Yes, that's correct. In other words, my cost-benefit analysis concluded that shipping fast and iterating later is a much better strategy than spending countless manhours on plans and meetings in order to provide a product that is perfect from technical perspective but misses both the timing and market needs. I don't understand this fetishation of "perfect code" when experience shows again and again that for most use cases, the correct approach is to ship fast and fix later. We're not sending a spaceship to Mars, we're making an AI-based social media app, either we ship this week or next week facebook will launch its own version which will make our product completely irrelevant and being first to release a feature is the only way to capture a statically significant part of the market. As long as the most common use case works we're grand, if 80% of the app doesn't work that's fine because 80% of the users only use the main 20% of the app, and the focus is on making sure that this works correctly.
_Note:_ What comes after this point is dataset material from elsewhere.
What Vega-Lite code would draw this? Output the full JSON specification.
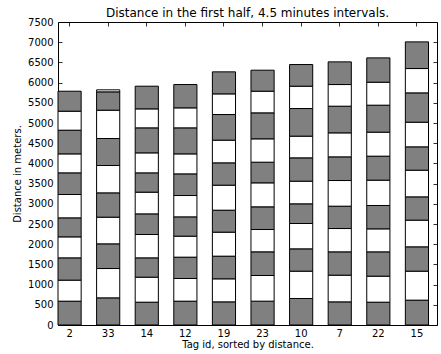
{
  "$schema": "https://vega.github.io/schema/vega-lite/v6.json",
  "width": 379,
  "height": 303,
  "autosize": "none",
  "padding": {"left": 58, "top": 22, "right": 4, "bottom": 29},
  "title": {"text": "Distance in the first half, 4.5 minutes intervals.", "fontSize": 12, "font": "DejaVu Sans", "fontWeight": "normal", "offset": -3, "color": "black"},
  "config": {
    "view": {"stroke": "black", "strokeWidth": 1},
    "axis": {"domain": false, "grid": false, "labelFont": "DejaVu Sans", "titleFont": "DejaVu Sans", "labelColor": "black", "titleColor": "black", "labelFontSize": 10, "titleFontSize": 10, "titleFontWeight": "normal", "tickColor": "black", "tickSize": -4, "tickWidth": 0.8}
  },
  "data": {"values": [
    {"tag": "2", "interval": 1, "distance": 590}, {"tag": "2", "interval": 2, "distance": 520}, {"tag": "2", "interval": 3, "distance": 552}, {"tag": "2", "interval": 4, "distance": 520}, {"tag": "2", "interval": 5, "distance": 470}, {"tag": "2", "interval": 6, "distance": 578}, {"tag": "2", "interval": 7, "distance": 536}, {"tag": "2", "interval": 8, "distance": 470}, {"tag": "2", "interval": 9, "distance": 586}, {"tag": "2", "interval": 10, "distance": 470}, {"tag": "2", "interval": 11, "distance": 495},
    {"tag": "33", "interval": 1, "distance": 672}, {"tag": "33", "interval": 2, "distance": 726}, {"tag": "33", "interval": 3, "distance": 611}, {"tag": "33", "interval": 4, "distance": 660}, {"tag": "33", "interval": 5, "distance": 602}, {"tag": "33", "interval": 6, "distance": 677}, {"tag": "33", "interval": 7, "distance": 668}, {"tag": "33", "interval": 8, "distance": 701}, {"tag": "33", "interval": 9, "distance": 454}, {"tag": "33", "interval": 10, "distance": 50},
    {"tag": "14", "interval": 1, "distance": 565}, {"tag": "14", "interval": 2, "distance": 619}, {"tag": "14", "interval": 3, "distance": 478}, {"tag": "14", "interval": 4, "distance": 578}, {"tag": "14", "interval": 5, "distance": 511}, {"tag": "14", "interval": 6, "distance": 537}, {"tag": "14", "interval": 7, "distance": 478}, {"tag": "14", "interval": 8, "distance": 495}, {"tag": "14", "interval": 9, "distance": 619}, {"tag": "14", "interval": 10, "distance": 470}, {"tag": "14", "interval": 11, "distance": 561},
    {"tag": "12", "interval": 1, "distance": 590}, {"tag": "12", "interval": 2, "distance": 561}, {"tag": "12", "interval": 3, "distance": 528}, {"tag": "12", "interval": 4, "distance": 520}, {"tag": "12", "interval": 5, "distance": 478}, {"tag": "12", "interval": 6, "distance": 528}, {"tag": "12", "interval": 7, "distance": 536}, {"tag": "12", "interval": 8, "distance": 495}, {"tag": "12", "interval": 9, "distance": 644}, {"tag": "12", "interval": 10, "distance": 495}, {"tag": "12", "interval": 11, "distance": 577},
    {"tag": "19", "interval": 1, "distance": 573}, {"tag": "19", "interval": 2, "distance": 570}, {"tag": "19", "interval": 3, "distance": 561}, {"tag": "19", "interval": 4, "distance": 594}, {"tag": "19", "interval": 5, "distance": 544}, {"tag": "19", "interval": 6, "distance": 619}, {"tag": "19", "interval": 7, "distance": 553}, {"tag": "19", "interval": 8, "distance": 561}, {"tag": "19", "interval": 9, "distance": 635}, {"tag": "19", "interval": 10, "distance": 511}, {"tag": "19", "interval": 11, "distance": 545},
    {"tag": "23", "interval": 1, "distance": 590}, {"tag": "23", "interval": 2, "distance": 635}, {"tag": "23", "interval": 3, "distance": 586}, {"tag": "23", "interval": 4, "distance": 553}, {"tag": "23", "interval": 5, "distance": 561}, {"tag": "23", "interval": 6, "distance": 594}, {"tag": "23", "interval": 7, "distance": 511}, {"tag": "23", "interval": 8, "distance": 578}, {"tag": "23", "interval": 9, "distance": 643}, {"tag": "23", "interval": 10, "distance": 536}, {"tag": "23", "interval": 11, "distance": 520},
    {"tag": "10", "interval": 1, "distance": 656}, {"tag": "10", "interval": 2, "distance": 676}, {"tag": "10", "interval": 3, "distance": 553}, {"tag": "10", "interval": 4, "distance": 627}, {"tag": "10", "interval": 5, "distance": 487}, {"tag": "10", "interval": 6, "distance": 561}, {"tag": "10", "interval": 7, "distance": 577}, {"tag": "10", "interval": 8, "distance": 537}, {"tag": "10", "interval": 9, "distance": 684}, {"tag": "10", "interval": 10, "distance": 553}, {"tag": "10", "interval": 11, "distance": 536},
    {"tag": "7", "interval": 1, "distance": 573}, {"tag": "7", "interval": 2, "distance": 660}, {"tag": "7", "interval": 3, "distance": 578}, {"tag": "7", "interval": 4, "distance": 577}, {"tag": "7", "interval": 5, "distance": 553}, {"tag": "7", "interval": 6, "distance": 635}, {"tag": "7", "interval": 7, "distance": 586}, {"tag": "7", "interval": 8, "distance": 594}, {"tag": "7", "interval": 9, "distance": 660}, {"tag": "7", "interval": 10, "distance": 536}, {"tag": "7", "interval": 11, "distance": 561},
    {"tag": "22", "interval": 1, "distance": 565}, {"tag": "22", "interval": 2, "distance": 644}, {"tag": "22", "interval": 3, "distance": 602}, {"tag": "22", "interval": 4, "distance": 569}, {"tag": "22", "interval": 5, "distance": 578}, {"tag": "22", "interval": 6, "distance": 627}, {"tag": "22", "interval": 7, "distance": 594}, {"tag": "22", "interval": 8, "distance": 594}, {"tag": "22", "interval": 9, "distance": 668}, {"tag": "22", "interval": 10, "distance": 569}, {"tag": "22", "interval": 11, "distance": 602},
    {"tag": "15", "interval": 1, "distance": 615}, {"tag": "15", "interval": 2, "distance": 717}, {"tag": "15", "interval": 3, "distance": 603}, {"tag": "15", "interval": 4, "distance": 660}, {"tag": "15", "interval": 5, "distance": 577}, {"tag": "15", "interval": 6, "distance": 660}, {"tag": "15", "interval": 7, "distance": 578}, {"tag": "15", "interval": 8, "distance": 610}, {"tag": "15", "interval": 9, "distance": 726}, {"tag": "15", "interval": 10, "distance": 602}, {"tag": "15", "interval": 11, "distance": 660}
  ]},
  "layer": [
    {
      "mark": {"type": "bar", "stroke": "black", "strokeWidth": 1},
      "encoding": {
        "x": {"field": "tag", "type": "ordinal", "sort": ["2", "33", "14", "12", "19", "23", "10", "7", "22", "15"],
              "scale": {"paddingInner": 0.4, "paddingOuter": 0.11, "align": 0},
              "axis": {"labelAngle": 0, "title": "Tag id, sorted by distance.", "labelPadding": 7, "titlePadding": 1}},
        "y": {"field": "distance", "type": "quantitative", "stack": "zero", "scale": {"domain": [0, 7500], "nice": false},
              "axis": {"values": [0, 500, 1000, 1500, 2000, 2500, 3000, 3500, 4000, 4500, 5000, 5500, 6000, 6500, 7000, 7500], "format": "d", "title": "Distance in meters.", "labelPadding": 9, "titlePadding": 5}},
        "color": {"field": "interval", "type": "ordinal", "scale": {"domain": [1, 2, 3, 4, 5, 6, 7, 8, 9, 10, 11], "range": ["#808080", "#ffffff", "#808080", "#ffffff", "#808080", "#ffffff", "#808080", "#ffffff", "#808080", "#ffffff", "#808080"]}, "legend": null},
        "order": {"field": "interval", "type": "quantitative", "sort": "ascending"}
      }
    },
    {
      "mark": {"type": "bar", "opacity": 0},
      "encoding": {
        "x": {"field": "tag", "type": "ordinal", "sort": ["2", "33", "14", "12", "19", "23", "10", "7", "22", "15"],
              "axis": {"orient": "top", "labels": false, "title": null, "minExtent": 0, "maxExtent": 0}},
        "y": {"field": "distance", "type": "quantitative", "stack": "zero",
              "axis": {"orient": "right", "labels": false, "title": null, "minExtent": 0, "maxExtent": 0, "values": [0, 500, 1000, 1500, 2000, 2500, 3000, 3500, 4000, 4500, 5000, 5500, 6000, 6500, 7000, 7500]}},
        "order": {"field": "interval", "type": "quantitative", "sort": "ascending"}
      }
    }
  ],
  "resolve": {"axis": {"x": "independent", "y": "independent"}}
}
> I don't understand this fetishation of "perfect code" when experience shows again and again that for most use cases, the correct approach is to ship fast and fix later.
You're conflating two separate issues, because design documents help you ship faster and fix later. They do this by making you think about what you're building, thereby allowing you and downstream consumers of the plan to focus on a smaller and more valuable set of goals.
Your approach is the opposite - building by gut feel and ignoring the available data. That's leads to wasted effort and elongated development cycles.
> my cost-benefit analysis
You don't plan, so you don't know your costs or benefits.